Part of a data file

-.-.-

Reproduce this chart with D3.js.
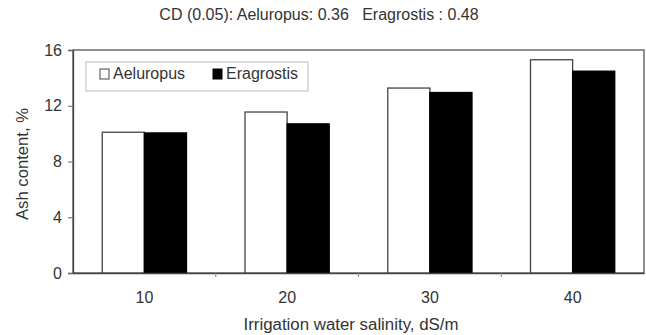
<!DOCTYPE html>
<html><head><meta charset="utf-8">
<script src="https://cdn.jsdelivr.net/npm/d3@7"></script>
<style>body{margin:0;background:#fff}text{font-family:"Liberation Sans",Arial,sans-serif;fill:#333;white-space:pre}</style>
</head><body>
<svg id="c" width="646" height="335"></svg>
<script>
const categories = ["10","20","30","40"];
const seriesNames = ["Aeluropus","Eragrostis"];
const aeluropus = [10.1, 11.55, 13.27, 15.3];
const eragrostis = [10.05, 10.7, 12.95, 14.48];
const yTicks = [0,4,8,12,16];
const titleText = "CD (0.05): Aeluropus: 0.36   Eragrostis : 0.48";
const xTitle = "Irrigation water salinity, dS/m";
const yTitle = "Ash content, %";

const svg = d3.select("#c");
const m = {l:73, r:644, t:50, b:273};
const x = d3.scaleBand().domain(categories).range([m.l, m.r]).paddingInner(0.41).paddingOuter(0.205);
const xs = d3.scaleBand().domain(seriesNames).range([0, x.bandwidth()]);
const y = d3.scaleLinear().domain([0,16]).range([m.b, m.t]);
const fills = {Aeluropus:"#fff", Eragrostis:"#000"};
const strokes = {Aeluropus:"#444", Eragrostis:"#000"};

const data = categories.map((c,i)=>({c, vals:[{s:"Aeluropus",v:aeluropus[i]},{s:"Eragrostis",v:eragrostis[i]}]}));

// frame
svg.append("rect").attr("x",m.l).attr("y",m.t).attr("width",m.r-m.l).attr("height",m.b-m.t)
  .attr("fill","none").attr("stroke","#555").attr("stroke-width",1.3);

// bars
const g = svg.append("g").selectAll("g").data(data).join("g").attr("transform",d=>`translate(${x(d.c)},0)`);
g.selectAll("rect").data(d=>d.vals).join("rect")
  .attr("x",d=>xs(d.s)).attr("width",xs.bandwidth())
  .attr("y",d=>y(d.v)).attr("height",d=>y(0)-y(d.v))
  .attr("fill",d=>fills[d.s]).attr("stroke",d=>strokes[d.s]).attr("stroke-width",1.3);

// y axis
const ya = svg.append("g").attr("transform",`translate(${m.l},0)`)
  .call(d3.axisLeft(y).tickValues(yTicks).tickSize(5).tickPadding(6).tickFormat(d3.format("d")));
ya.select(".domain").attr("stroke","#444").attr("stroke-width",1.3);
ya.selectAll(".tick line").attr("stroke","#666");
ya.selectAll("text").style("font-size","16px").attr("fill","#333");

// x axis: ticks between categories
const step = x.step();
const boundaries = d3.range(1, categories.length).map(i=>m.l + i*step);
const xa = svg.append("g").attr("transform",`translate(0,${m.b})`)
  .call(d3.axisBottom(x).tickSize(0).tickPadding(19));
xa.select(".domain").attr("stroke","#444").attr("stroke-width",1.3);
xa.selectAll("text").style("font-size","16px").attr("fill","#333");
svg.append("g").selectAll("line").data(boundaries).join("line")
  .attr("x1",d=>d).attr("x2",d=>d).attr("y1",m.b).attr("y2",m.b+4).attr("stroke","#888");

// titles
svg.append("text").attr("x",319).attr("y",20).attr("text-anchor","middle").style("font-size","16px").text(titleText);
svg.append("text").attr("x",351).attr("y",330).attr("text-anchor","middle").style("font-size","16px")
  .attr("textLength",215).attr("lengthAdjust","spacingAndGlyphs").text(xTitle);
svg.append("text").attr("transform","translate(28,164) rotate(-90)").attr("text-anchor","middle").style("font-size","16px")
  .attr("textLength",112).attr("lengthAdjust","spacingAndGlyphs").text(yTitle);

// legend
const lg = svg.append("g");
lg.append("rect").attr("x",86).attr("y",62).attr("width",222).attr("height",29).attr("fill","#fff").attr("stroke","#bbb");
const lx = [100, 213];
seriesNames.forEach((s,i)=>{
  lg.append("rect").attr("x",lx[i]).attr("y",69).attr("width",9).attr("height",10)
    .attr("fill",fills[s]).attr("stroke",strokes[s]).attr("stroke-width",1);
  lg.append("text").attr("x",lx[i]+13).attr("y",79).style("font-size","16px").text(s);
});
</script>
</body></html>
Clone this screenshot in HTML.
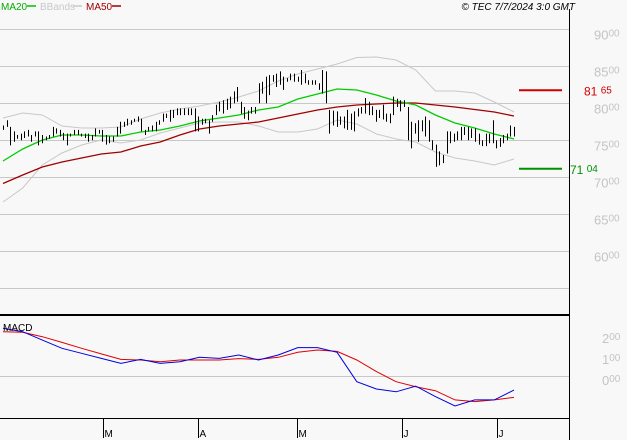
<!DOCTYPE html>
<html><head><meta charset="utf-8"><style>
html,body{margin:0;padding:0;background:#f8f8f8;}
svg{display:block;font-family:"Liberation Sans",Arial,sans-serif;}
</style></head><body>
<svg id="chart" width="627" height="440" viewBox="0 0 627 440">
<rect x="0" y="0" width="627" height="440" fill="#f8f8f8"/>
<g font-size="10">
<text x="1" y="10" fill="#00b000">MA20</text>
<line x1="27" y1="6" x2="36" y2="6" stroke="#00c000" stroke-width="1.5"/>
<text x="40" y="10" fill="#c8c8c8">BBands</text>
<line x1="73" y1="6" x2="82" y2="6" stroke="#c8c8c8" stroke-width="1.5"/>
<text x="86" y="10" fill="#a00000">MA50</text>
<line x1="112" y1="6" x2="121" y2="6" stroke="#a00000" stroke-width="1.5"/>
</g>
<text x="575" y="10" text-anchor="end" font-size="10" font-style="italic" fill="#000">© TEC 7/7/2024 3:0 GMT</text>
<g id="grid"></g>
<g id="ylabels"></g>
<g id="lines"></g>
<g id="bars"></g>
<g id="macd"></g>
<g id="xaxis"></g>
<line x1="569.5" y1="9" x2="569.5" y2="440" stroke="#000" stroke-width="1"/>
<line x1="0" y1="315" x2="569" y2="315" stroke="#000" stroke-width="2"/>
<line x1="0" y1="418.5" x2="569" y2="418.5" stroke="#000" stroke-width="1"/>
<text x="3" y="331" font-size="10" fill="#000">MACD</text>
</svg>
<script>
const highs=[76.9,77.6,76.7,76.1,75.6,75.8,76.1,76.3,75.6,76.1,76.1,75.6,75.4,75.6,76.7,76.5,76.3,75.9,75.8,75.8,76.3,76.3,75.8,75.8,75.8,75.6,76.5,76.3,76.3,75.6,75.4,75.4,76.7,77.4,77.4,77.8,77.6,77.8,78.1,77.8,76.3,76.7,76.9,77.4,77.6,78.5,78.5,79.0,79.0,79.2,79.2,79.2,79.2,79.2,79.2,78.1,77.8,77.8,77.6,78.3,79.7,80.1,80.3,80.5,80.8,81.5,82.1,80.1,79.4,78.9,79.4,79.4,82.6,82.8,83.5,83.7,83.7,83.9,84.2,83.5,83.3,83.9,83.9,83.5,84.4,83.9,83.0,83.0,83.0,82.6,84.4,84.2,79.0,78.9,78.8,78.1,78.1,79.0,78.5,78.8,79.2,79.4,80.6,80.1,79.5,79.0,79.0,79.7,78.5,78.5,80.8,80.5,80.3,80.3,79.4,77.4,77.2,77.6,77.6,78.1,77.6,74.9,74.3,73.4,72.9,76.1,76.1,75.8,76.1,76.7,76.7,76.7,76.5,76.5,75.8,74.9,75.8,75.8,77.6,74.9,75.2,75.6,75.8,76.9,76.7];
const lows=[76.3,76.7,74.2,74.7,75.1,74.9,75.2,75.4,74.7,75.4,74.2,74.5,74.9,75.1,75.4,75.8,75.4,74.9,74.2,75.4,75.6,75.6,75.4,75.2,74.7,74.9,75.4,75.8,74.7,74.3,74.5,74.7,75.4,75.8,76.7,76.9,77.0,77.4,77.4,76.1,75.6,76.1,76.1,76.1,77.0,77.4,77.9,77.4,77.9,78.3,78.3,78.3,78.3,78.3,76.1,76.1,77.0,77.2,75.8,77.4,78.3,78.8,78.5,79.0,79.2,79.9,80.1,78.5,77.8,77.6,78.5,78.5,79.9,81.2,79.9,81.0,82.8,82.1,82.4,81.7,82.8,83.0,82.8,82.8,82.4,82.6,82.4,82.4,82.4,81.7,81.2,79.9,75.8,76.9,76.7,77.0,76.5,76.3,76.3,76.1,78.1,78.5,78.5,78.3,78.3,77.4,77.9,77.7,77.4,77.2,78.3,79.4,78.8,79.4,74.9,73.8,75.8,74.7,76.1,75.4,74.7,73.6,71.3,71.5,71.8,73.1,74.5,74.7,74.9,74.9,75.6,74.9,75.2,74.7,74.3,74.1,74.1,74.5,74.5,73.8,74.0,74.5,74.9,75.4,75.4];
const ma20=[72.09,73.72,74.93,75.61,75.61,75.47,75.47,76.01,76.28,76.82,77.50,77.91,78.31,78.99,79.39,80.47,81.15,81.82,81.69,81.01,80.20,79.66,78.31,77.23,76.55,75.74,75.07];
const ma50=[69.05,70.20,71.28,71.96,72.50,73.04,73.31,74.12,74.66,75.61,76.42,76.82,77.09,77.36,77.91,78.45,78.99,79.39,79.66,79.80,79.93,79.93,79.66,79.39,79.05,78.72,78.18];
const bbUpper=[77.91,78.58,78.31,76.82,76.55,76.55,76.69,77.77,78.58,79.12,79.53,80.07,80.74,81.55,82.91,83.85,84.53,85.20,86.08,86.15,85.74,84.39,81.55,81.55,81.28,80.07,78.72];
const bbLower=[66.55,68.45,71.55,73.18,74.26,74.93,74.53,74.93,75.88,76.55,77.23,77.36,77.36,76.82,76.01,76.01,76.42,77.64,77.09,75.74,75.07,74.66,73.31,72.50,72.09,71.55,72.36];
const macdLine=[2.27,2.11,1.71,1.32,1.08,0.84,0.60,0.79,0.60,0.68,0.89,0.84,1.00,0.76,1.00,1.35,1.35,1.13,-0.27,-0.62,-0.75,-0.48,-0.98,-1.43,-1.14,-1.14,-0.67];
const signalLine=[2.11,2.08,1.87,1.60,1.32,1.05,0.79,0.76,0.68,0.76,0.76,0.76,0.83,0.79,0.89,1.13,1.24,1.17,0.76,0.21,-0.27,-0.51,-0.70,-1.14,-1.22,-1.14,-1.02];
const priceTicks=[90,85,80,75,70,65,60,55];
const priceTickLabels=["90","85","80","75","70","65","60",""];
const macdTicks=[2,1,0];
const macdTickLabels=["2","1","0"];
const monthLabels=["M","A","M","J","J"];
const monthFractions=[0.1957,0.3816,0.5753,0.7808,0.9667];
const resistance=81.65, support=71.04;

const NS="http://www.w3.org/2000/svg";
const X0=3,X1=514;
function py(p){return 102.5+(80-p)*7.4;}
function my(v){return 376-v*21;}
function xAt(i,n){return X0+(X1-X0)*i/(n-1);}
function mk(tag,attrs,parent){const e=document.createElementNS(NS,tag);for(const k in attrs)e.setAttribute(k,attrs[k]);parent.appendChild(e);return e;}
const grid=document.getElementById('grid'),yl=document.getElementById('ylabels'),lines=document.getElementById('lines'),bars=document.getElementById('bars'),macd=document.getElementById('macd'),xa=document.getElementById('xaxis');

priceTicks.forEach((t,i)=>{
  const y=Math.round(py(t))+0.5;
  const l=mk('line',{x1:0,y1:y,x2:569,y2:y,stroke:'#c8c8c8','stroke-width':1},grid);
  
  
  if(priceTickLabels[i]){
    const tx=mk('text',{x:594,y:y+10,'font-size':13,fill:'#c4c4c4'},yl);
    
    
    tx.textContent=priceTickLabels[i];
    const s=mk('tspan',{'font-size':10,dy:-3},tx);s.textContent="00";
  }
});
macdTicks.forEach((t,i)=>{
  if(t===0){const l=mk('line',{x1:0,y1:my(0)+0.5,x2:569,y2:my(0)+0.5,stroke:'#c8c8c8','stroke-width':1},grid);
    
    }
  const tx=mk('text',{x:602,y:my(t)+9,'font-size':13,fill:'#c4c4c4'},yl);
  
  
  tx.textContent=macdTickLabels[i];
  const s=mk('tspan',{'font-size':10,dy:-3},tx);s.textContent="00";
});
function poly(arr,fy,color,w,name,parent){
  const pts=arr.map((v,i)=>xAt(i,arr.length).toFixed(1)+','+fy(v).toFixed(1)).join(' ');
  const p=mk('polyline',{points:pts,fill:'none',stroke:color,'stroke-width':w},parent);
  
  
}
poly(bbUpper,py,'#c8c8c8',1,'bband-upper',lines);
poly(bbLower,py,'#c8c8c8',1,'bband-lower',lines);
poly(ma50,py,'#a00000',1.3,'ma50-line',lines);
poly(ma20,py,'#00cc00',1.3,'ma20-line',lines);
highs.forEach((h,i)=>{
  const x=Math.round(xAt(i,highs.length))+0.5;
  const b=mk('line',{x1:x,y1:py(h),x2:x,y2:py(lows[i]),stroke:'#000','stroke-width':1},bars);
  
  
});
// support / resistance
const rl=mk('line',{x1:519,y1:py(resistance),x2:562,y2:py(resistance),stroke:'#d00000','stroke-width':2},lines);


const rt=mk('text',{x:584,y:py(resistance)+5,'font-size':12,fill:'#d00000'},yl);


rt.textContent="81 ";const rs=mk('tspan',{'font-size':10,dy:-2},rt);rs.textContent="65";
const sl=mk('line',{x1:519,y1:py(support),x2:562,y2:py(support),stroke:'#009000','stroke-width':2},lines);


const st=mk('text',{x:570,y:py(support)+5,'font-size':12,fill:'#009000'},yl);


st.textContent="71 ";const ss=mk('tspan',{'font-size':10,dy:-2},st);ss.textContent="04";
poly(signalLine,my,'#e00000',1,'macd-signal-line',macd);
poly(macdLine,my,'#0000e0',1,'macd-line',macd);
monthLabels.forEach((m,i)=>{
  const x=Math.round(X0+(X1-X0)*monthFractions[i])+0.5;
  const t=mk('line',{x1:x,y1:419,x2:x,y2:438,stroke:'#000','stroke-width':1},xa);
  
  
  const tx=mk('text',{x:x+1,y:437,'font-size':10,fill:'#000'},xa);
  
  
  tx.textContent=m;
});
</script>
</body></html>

-.-.-

■ TASK OBJECTIVE ■
Look through the data and show every line containing "this".

■ EXERCISE ANSWER ■
Reproduce this chart with D3.js.
Clone this screenshot in HTML.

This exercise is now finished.